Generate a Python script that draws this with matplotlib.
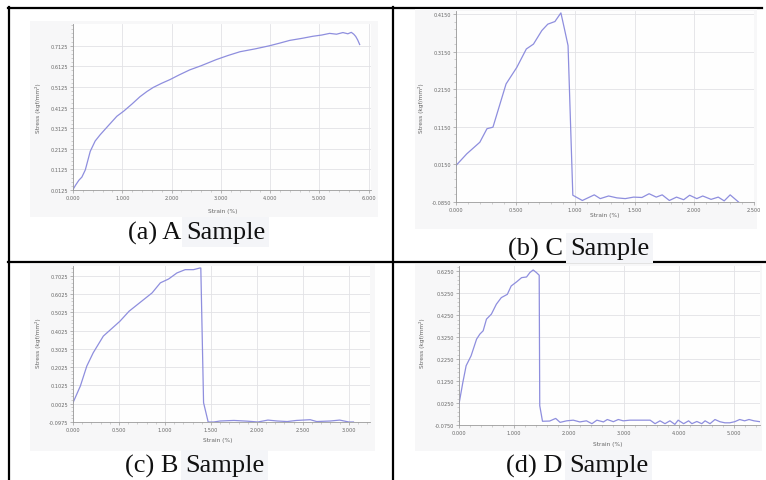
import numpy as np
import matplotlib
matplotlib.use("Agg")
from matplotlib import pyplot as plt
from matplotlib.ticker import AutoMinorLocator, FixedLocator, FormatStrFormatter
from matplotlib.patches import Rectangle
from matplotlib.lines import Line2D

# (a) A sample
a_strain = [0.0, 0.05, 0.12, 0.18, 0.25, 0.35, 0.45, 0.55, 0.70, 0.89, 1.03, 1.20, 1.36,
            1.50, 1.63, 1.80, 1.97, 2.15, 2.37, 2.60, 2.91, 3.15, 3.39, 3.70, 3.99,
            4.20, 4.40, 4.65, 4.87, 5.05, 5.21, 5.35, 5.48, 5.58, 5.65, 5.70, 5.74, 5.78, 5.82]
a_stress = [0.015, 0.035, 0.060, 0.075, 0.11, 0.20, 0.25, 0.28, 0.32, 0.37, 0.395, 0.43, 0.465,
            0.49, 0.51, 0.53, 0.548, 0.57, 0.595, 0.615, 0.645, 0.665, 0.683, 0.697, 0.712,
            0.725, 0.738, 0.748, 0.758, 0.764, 0.772, 0.768, 0.776, 0.770, 0.777, 0.768, 0.757, 0.740, 0.718]
a_yticks = [0.0125, 0.1125, 0.2125, 0.3125, 0.4125, 0.5125, 0.6125, 0.7125]
a_xticks = [0, 1, 2, 3, 4, 5, 6]

# (b) C sample
b_strain = [0.0, 0.09, 0.20, 0.26, 0.31, 0.42, 0.51, 0.59, 0.65, 0.72, 0.77, 0.83, 0.88, 0.91,
            0.94, 0.98, 1.06, 1.16, 1.21, 1.28, 1.35, 1.42, 1.49, 1.56, 1.62, 1.68, 1.73, 1.79,
            1.85, 1.91, 1.96, 2.02, 2.07, 2.14, 2.20, 2.25, 2.30, 2.37]
b_stress = [0.012, 0.043, 0.074, 0.110, 0.114, 0.229, 0.273, 0.322, 0.335, 0.371, 0.388, 0.395,
            0.418, 0.375, 0.331, -0.067, -0.081, -0.066, -0.076, -0.069, -0.074, -0.076, -0.072,
            -0.073, -0.063, -0.072, -0.066, -0.081, -0.072, -0.079, -0.067, -0.076, -0.069,
            -0.078, -0.072, -0.082, -0.066, -0.085]
b_yticks = [-0.085, 0.015, 0.115, 0.215, 0.315, 0.415]
b_xticks = [0.0, 0.5, 1.0, 1.5, 2.0, 2.5]

# (c) B sample
c_strain = [0.0, 0.08, 0.15, 0.22, 0.33, 0.41, 0.51, 0.61, 0.70, 0.77, 0.86, 0.95, 1.04, 1.13,
            1.22, 1.31, 1.38, 1.39, 1.42, 1.47, 1.53, 1.60, 1.75, 1.90, 2.01, 2.12, 2.22, 2.33,
            2.43, 2.58, 2.65, 2.80, 2.90, 3.00, 3.05]
c_stress = [0.008, 0.099, 0.208, 0.281, 0.372, 0.408, 0.453, 0.508, 0.544, 0.572, 0.608, 0.663,
            0.684, 0.717, 0.735, 0.735, 0.744, 0.744, 0.008, -0.0975, -0.0975, -0.092, -0.089,
            -0.093, -0.0975, -0.087, -0.092, -0.095, -0.089, -0.085, -0.095, -0.092, -0.087,
            -0.0975, -0.0975]
c_yticks = [-0.0975, 0.0025, 0.1025, 0.2025, 0.3025, 0.4025, 0.5025, 0.6025, 0.7025]
c_xticks = [0.0, 0.5, 1.0, 1.5, 2.0, 2.5, 3.0]

# (d) D sample
d_strain = [0.0, 0.07, 0.13, 0.22, 0.32, 0.38, 0.44, 0.50, 0.59, 0.68, 0.77, 0.88, 0.95, 1.05,
            1.14, 1.23, 1.29, 1.35, 1.41, 1.46, 1.47, 1.52, 1.65, 1.76, 1.84, 1.96, 2.08, 2.20,
            2.32, 2.42, 2.51, 2.63, 2.70, 2.81, 2.90, 2.99, 3.11, 3.23, 3.36, 3.48, 3.57, 3.66,
            3.75, 3.84, 3.93, 3.99, 4.09, 4.18, 4.24, 4.33, 4.42, 4.48, 4.57, 4.66, 4.75, 4.84,
            4.93, 5.02, 5.11, 5.20, 5.28, 5.37, 5.48]
d_stress = [0.0205, 0.119, 0.195, 0.240, 0.316, 0.339, 0.354, 0.407, 0.430, 0.475, 0.505, 0.520,
            0.558, 0.577, 0.596, 0.599, 0.619, 0.631, 0.619, 0.607, 0.013, -0.058, -0.057, -0.045,
            -0.063, -0.056, -0.053, -0.061, -0.056, -0.069, -0.053, -0.061, -0.050, -0.060,
            -0.050, -0.056, -0.053, -0.053, -0.053, -0.053, -0.069, -0.056, -0.069, -0.056,
            -0.072, -0.053, -0.069, -0.056, -0.069, -0.059, -0.069, -0.056, -0.069, -0.050,
            -0.060, -0.065, -0.065, -0.060, -0.050, -0.056, -0.050, -0.056, -0.060]
d_yticks = [-0.075, 0.025, 0.125, 0.225, 0.325, 0.425, 0.525, 0.625]
d_xticks = [0, 1, 2, 3, 4, 5]

W, H = 766, 481
LINE = "#8e8ede"
GRAY = "#666666"


def fx(px):
    return px / W


def fy(py):
    return 1 - py / H


def panel(fig, box, img, strain, stress, xticks, yticks, xlim, ylim, xfmt, yfmt,
          ylab_xy, xlab_xy):
    # faint background of the pasted chart image
    x0, y0, x1, y1 = img
    fig.add_artist(Rectangle((fx(x0), fy(y1)), fx(x1 - x0), (y1 - y0) / H,
                             transform=fig.transFigure, facecolor="#f7f7f8",
                             edgecolor="none", zorder=-1))
    l, t, r, b = box
    ax = fig.add_axes([fx(l), fy(b), fx(r - l), (b - t) / H])
    ax.set_facecolor("#fefefe")
    ax.plot(strain, stress, color=LINE, lw=0.9)
    ax.set_xlim(*xlim)
    ax.set_ylim(*ylim)
    ax.xaxis.set_major_locator(FixedLocator(xticks))
    ax.yaxis.set_major_locator(FixedLocator(yticks))
    ax.xaxis.set_major_formatter(FormatStrFormatter(xfmt))
    ax.yaxis.set_major_formatter(FormatStrFormatter(yfmt))
    ax.xaxis.set_minor_locator(AutoMinorLocator(5))
    ax.yaxis.set_minor_locator(AutoMinorLocator(5))
    ax.grid(True, which="major", color="#e2e2e6", lw=0.6)
    ax.set_axisbelow(True)
    for s in ["top", "right"]:
        ax.spines[s].set_visible(False)
    for s in ["left", "bottom"]:
        ax.spines[s].set_color("#9a9a9a")
        ax.spines[s].set_linewidth(0.6)
    ax.tick_params(which="major", length=2, width=0.5, colors="#9a9a9a",
                   labelsize=3.6, labelcolor=GRAY, pad=1.5)
    ax.tick_params(which="minor", length=1.2, width=0.4, colors="#b0b0b0")
    fig.text(fx(ylab_xy[0]), fy(ylab_xy[1]), "Stress (kgf/mm²)", rotation=90,
             ha="center", va="center", fontsize=4.2, color=GRAY)
    fig.text(fx(xlab_xy[0]), fy(xlab_xy[1]), "Strain (%)", ha="center", va="center",
             fontsize=4.2, color=GRAY)
    return ax


def caption(fig, x, y, head):
    # "Sample" sits on a faint highlight, the head text does not
    fig.text(fx(x), fy(y), head + " ", ha="right", va="center", fontsize=19,
             family="Liberation Serif", color="#111111")
    fig.text(fx(x), fy(y), "Sample", ha="left", va="center", fontsize=19,
             family="Liberation Serif", color="#111111",
             bbox=dict(boxstyle="square,pad=0.15", facecolor="#f4f5f8", edgecolor="none"))


def main():
    fig = plt.figure(figsize=(W / 100, H / 100), dpi=100)
    fig.patch.set_facecolor("white")

    # table rules
    rules = [
        ((8, 762), (9, 9)),
        ((9, 9), (8, 481)),
        ((393, 393), (8, 481)),
        ((8, 766), (263, 263)),
    ]
    for xs, ys in rules:
        fig.add_artist(Line2D([fx(v) for v in xs], [fy(v) for v in ys],
                              transform=fig.transFigure, color="black", lw=1.6, zorder=-2))

    panel(fig, (73, 25, 371, 191), (30, 22, 378, 218), a_strain, a_stress, a_xticks,
          a_yticks, (0, 6.05), (0.0125, 0.8175), "%.3f", "%.4f", (38, 108), (223, 211))
    panel(fig, (456, 12, 754, 203), (415, 10, 757, 230), b_strain, b_stress, b_xticks,
          b_yticks, (0, 2.5), (-0.085, 0.423), "%.3f", "%.4f", (421, 108), (605, 216))
    panel(fig, (73, 267, 370, 423), (30, 265, 375, 452), c_strain, c_stress, c_xticks,
          c_yticks, (0, 3.23), (-0.0975, 0.755), "%.3f", "%.4f", (38, 343), (218, 441))
    panel(fig, (459, 267, 760, 426), (415, 265, 762, 452), d_strain, d_stress, d_xticks,
          d_yticks, (0, 5.48), (-0.075, 0.649), "%.3f", "%.4f", (422, 343), (608, 445))

    caption(fig, 186, 233, "(a) A")
    caption(fig, 570, 249, "(b) C")
    caption(fig, 185, 466, "(c) B")
    caption(fig, 569, 466, "(d) D")

    fig.savefig("out.png", dpi=100)


if __name__ == "__main__":
    main()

| WHAT IS EXPECTED |
Examine the listing and say how many of its lines contain the string "matplotlib". Give the number alone.

| WRITTEN REPLY |
7